→ **Task directions**
Copy each line below in which the string "this" occurs.

→ **Exercise data**
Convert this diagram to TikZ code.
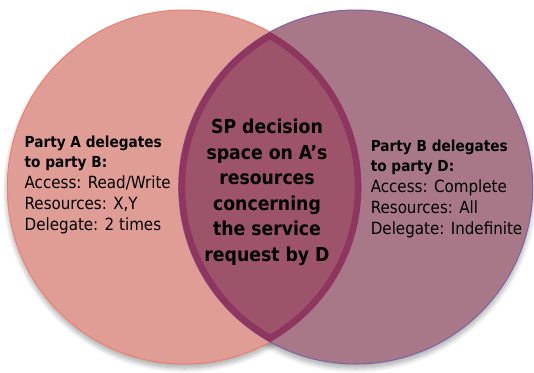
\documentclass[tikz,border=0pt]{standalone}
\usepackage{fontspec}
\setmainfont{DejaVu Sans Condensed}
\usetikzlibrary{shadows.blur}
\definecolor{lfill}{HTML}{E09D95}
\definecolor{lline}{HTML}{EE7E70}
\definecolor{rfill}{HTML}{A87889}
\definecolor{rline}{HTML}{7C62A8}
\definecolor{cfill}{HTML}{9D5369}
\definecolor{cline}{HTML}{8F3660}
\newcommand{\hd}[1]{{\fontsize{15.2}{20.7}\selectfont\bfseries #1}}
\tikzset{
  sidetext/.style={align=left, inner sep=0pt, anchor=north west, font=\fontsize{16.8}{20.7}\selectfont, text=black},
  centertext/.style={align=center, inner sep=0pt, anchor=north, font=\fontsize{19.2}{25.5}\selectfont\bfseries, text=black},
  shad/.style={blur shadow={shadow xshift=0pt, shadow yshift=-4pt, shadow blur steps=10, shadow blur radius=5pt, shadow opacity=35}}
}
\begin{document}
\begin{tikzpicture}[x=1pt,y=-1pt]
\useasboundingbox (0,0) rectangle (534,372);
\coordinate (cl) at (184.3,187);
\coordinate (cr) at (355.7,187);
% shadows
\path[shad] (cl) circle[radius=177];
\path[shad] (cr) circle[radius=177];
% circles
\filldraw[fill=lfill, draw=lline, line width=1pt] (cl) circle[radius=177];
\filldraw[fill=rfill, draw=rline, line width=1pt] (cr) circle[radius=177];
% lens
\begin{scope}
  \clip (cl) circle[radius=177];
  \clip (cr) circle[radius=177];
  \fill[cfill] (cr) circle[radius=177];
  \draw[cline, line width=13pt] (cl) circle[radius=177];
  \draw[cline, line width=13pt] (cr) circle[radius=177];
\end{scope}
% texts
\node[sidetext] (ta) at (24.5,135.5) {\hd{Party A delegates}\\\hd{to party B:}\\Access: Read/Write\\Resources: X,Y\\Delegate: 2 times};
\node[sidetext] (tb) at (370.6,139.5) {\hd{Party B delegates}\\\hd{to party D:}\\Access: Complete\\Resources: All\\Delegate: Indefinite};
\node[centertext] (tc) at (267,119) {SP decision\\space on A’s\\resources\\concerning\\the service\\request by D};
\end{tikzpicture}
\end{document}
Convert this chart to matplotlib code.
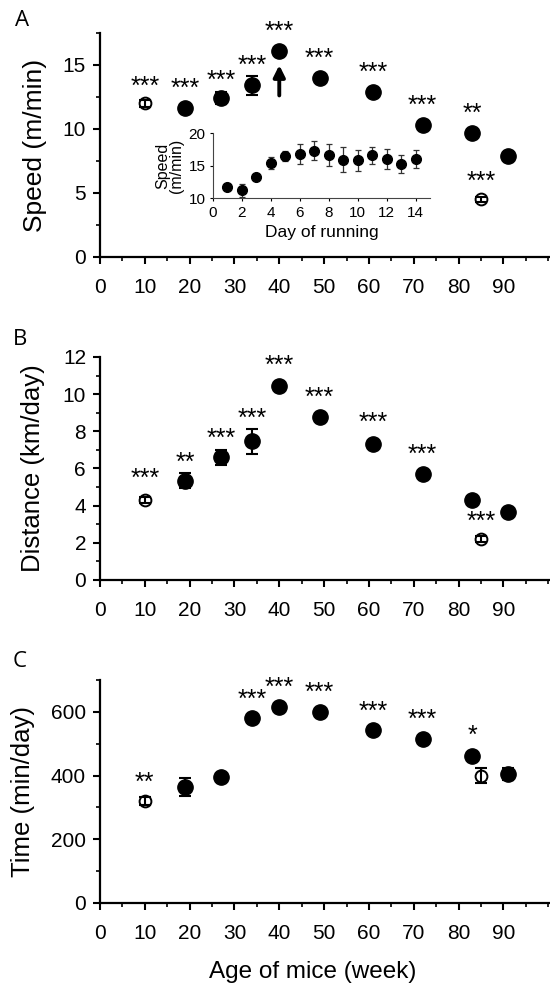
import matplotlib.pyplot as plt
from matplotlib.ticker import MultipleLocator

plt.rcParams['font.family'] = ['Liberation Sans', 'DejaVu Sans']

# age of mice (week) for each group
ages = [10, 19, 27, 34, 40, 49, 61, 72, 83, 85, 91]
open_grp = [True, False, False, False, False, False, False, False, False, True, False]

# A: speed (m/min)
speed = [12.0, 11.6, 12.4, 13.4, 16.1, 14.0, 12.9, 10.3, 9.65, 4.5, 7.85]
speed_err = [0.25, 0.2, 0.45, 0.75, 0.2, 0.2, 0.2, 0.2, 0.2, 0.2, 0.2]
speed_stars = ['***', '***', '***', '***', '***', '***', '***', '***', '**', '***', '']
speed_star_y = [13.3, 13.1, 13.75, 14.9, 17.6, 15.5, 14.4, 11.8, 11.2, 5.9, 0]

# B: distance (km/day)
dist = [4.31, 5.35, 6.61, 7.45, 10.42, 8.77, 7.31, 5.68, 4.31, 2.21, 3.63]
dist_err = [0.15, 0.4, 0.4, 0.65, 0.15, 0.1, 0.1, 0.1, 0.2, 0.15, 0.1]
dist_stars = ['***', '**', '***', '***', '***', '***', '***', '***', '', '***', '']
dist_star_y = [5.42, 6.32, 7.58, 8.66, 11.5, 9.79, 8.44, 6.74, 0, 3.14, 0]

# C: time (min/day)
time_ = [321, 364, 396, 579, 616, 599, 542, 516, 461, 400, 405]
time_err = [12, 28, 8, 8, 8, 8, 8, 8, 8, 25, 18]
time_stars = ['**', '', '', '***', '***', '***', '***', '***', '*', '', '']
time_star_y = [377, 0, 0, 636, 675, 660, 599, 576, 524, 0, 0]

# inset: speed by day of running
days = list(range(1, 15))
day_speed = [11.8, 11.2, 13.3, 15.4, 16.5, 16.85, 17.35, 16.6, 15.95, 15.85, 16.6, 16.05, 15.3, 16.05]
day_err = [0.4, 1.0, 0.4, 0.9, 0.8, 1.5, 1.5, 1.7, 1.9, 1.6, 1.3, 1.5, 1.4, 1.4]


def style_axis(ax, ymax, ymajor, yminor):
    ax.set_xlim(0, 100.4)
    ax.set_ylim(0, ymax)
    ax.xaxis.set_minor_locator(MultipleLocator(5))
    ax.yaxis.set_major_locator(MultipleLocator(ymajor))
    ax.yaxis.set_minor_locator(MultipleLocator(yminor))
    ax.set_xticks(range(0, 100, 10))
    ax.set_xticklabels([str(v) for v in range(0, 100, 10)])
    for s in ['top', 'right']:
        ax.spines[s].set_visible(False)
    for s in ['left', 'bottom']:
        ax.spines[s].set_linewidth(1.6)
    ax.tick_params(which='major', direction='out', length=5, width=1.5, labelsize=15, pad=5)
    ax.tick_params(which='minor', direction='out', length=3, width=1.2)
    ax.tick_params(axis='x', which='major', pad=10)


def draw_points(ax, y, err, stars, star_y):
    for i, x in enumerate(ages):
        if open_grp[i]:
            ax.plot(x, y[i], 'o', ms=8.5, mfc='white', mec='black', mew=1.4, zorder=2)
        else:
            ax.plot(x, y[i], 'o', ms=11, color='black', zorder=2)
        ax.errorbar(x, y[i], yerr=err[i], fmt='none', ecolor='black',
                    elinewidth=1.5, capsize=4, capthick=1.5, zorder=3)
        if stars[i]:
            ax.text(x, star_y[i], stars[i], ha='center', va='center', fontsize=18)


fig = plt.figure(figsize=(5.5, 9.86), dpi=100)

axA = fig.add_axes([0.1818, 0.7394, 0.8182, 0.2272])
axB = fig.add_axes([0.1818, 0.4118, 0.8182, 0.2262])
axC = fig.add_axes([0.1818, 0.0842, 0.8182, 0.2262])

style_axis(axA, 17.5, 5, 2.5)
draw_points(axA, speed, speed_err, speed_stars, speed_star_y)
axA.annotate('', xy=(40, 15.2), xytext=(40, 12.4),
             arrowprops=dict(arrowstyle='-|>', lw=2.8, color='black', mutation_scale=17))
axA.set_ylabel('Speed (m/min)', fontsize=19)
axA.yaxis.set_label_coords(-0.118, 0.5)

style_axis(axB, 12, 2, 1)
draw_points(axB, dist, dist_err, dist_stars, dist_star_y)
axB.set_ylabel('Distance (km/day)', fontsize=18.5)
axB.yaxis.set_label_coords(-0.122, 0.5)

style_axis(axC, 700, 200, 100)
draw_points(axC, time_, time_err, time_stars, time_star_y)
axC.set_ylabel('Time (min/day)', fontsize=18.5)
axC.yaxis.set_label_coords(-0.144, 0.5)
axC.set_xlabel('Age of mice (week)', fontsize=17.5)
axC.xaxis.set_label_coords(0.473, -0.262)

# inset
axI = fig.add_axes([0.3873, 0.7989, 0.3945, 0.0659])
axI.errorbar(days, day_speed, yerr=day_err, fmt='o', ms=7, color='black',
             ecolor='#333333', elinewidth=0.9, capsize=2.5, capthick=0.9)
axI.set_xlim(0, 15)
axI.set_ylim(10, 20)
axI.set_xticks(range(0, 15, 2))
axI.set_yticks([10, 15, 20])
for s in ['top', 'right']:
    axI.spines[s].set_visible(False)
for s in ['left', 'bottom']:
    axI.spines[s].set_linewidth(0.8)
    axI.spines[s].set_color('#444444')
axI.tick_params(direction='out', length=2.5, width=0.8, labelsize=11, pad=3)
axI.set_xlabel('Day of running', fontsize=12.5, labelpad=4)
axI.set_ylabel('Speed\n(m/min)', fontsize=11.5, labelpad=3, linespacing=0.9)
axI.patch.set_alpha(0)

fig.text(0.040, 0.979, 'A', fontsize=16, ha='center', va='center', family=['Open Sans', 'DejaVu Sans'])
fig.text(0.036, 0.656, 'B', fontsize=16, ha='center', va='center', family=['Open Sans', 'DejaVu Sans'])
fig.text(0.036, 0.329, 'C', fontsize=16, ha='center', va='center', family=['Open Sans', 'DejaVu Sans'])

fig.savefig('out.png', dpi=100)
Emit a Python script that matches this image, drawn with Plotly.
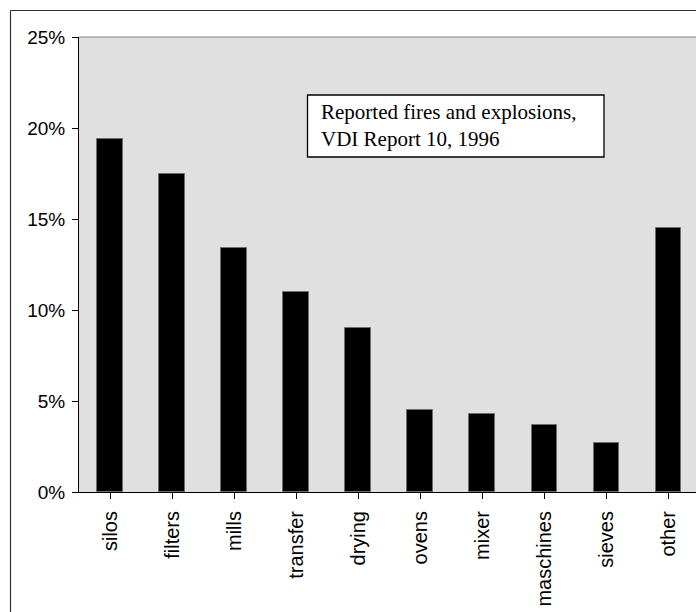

→ **Solution below**
Convert this diagram to TikZ code.
Convert this chart to matplotlib code.
Emit a Python script that matches this image, drawn with Plotly.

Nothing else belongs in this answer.